At the end of Star Wars, Episode III: Revenge of the Sith, viewers got to see a glimpse of the construction of the first Death Star as the Emperor and Darth Vader were meeting with Grand Moff Tarkin on a Star Destroyer. This book pics up right where that movie stops and caries readers through the events surrounding the moon-sized station as it is built through its destruction at the end of the original Star Wars movie.
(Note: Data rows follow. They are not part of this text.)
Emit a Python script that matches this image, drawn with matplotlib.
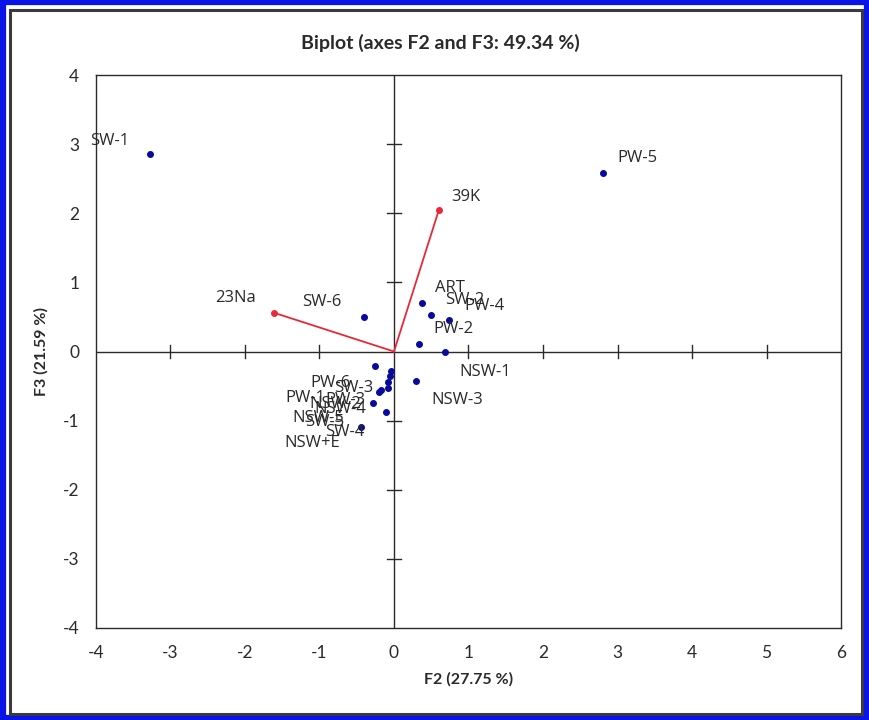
import matplotlib.pyplot as plt
from matplotlib.patches import Rectangle

plt.rcParams['axes.unicode_minus'] = False

# Observations (F2, F3 scores)
obs_names = ['SW-1', 'PW-5', 'SW-6', 'ART', 'SW-2', 'PW-4', 'PW-2', 'NSW-1', 'NSW-3',
             'PW-6', 'NSW-4', 'PW-3', 'NSW-2', 'SW-3', 'PW-1', 'NSW-5', 'SW-5', 'SW-4', 'NSW+E']
obs_f2 = [-3.28, 2.81, -0.40, 0.38, 0.50, 0.74, 0.34, 0.68, 0.30,
          -0.255, -0.04, -0.05, -0.08, -0.08, -0.17, -0.20, -0.28, -0.11, -0.44]
obs_f3 = [2.86, 2.58, 0.50, 0.70, 0.53, 0.46, 0.11, 0.00, -0.43,
          -0.21, -0.28, -0.35, -0.44, -0.53, -0.56, -0.59, -0.75, -0.88, -1.09]

# Variables (loadings)
var_names = ['39K', '23Na']
var_f2 = [0.60, -1.61]
var_f3 = [2.04, 0.56]

# label placement, pixel offsets from each point
obs_offsets = [(-40, 13), (34, 15), (-42, 15), (28, 15), (34, 15), (35, 14), (34, 15), (41, -20), (41, -19),
               (-44, -17), (-51, -38), (-45, -24), (-53, -22), (-34, 0), (-76, -8), (-61, -26), (-48, -19),
               (-41, -20), (-49, -16)]
var_offsets = [(27, 13), (-39, 15)]

label_font = 'Open Sans'
axis_font = 'Lato'
ink = '#2a2a2a'

fig = plt.figure(figsize=(8.7, 7.2), dpi=100)

# outer blue border and inner dark frame
fig.patches.append(Rectangle((0.003, 0.003), 0.994, 0.994, transform=fig.transFigure,
                             fill=False, edgecolor='#0a14e6', linewidth=4.5))
fig.patches.append(Rectangle((0.0115, 0.0085), 0.979, 0.978, transform=fig.transFigure,
                             fill=False, edgecolor='#3a3a3a', linewidth=2.2))

ax = fig.add_axes([0.1103, 0.1278, 0.8564, 0.7680])
ax.set_xlim(-4, 6)
ax.set_ylim(-4, 4)

for s in ax.spines.values():
    s.set_linewidth(1.0)
    s.set_color(ink)
ax.tick_params(length=0, labelsize=12.5, pad=12, colors=ink)
ax.set_xticks(range(-4, 7))
ax.set_yticks(range(-4, 5))
for t in ax.get_xticklabels() + ax.get_yticklabels():
    t.set_fontfamily(axis_font)

# axes through the origin with crossing ticks
ax.axhline(0, color=ink, lw=1.0, zorder=1)
ax.axvline(0, color=ink, lw=1.0, zorder=1)
for v in range(-3, 6):
    if v != 0:
        ax.plot([v, v], [-0.1, 0.1], color=ink, lw=1.0, zorder=1)
for v in range(-3, 4):
    if v != 0:
        ax.plot([-0.09, 0.09], [v, v], color=ink, lw=1.0, zorder=1)

# variable vectors
for x, y in zip(var_f2, var_f3):
    ax.plot([0, x], [0, y], color='#e8283a', lw=1.3, zorder=2)
ax.scatter(var_f2, var_f3, s=16, color='#e8283a', zorder=3)

ax.scatter(obs_f2, obs_f3, s=16, color='#0a0a9a', zorder=3)

for name, x, y, off in zip(obs_names + var_names, obs_f2 + var_f2, obs_f3 + var_f3,
                           obs_offsets + var_offsets):
    ax.annotate(name, (x, y), xytext=off, textcoords='offset pixels',
                ha='center', va='center', fontsize=12, family=label_font,
                color=ink, zorder=4)

ax.set_xlabel('F2 (27.75 %)', fontsize=11.5, fontweight='bold', family=axis_font,
              labelpad=8, color=ink)
ax.set_ylabel('F3 (21.59 %)', fontsize=11.5, fontweight='bold', family=axis_font,
              labelpad=10, color=ink)
fig.text(0.506, 0.941, 'Biplot (axes F2 and F3: 49.34 %)', ha='center', va='center',
         fontsize=14, fontweight='bold', family=axis_font, color=ink)

fig.savefig('out.png', dpi=100)
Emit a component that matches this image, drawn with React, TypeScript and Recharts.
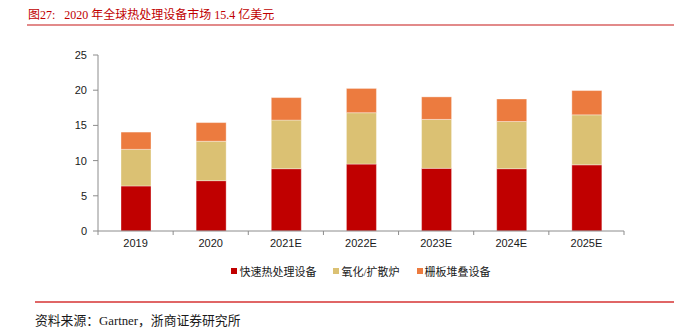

The difference is the story is told completely from the persepectives of characters that are usually behind the scenes in such story. While we get periodic glimpses of Vader and Tarkin and the characters run into many of the primary characters of Star Wars, they are not the narrators. Instead we get a glimpse into the minds of a TIE fighter pilot, a cantina owner and her bouncer, a doctor, a librarian, and engineer/political dissident, and a few other characters. Some are drawn from the Expanded Universe of books that have been written over the years, but most are new characters. This does a nice job of tying together the various forms of Star Wars.
The space station actually becomes a character of its own as it is built. The authors also do a great job of showing how perspective plays a big role on who is considered good and evil. The Rebel Alliance takes on the form of terrorists fighting against the organized government of the Empire. It really makes you think, particularly as many of the characters do the same. They start to see that the Galactic Empire might not be as wonderful as they thought, particularly as the station's monstrous weapon is used on planets both to test it and to use it to instill fear.
This is one of the best books in the Expanded Universe that I have read.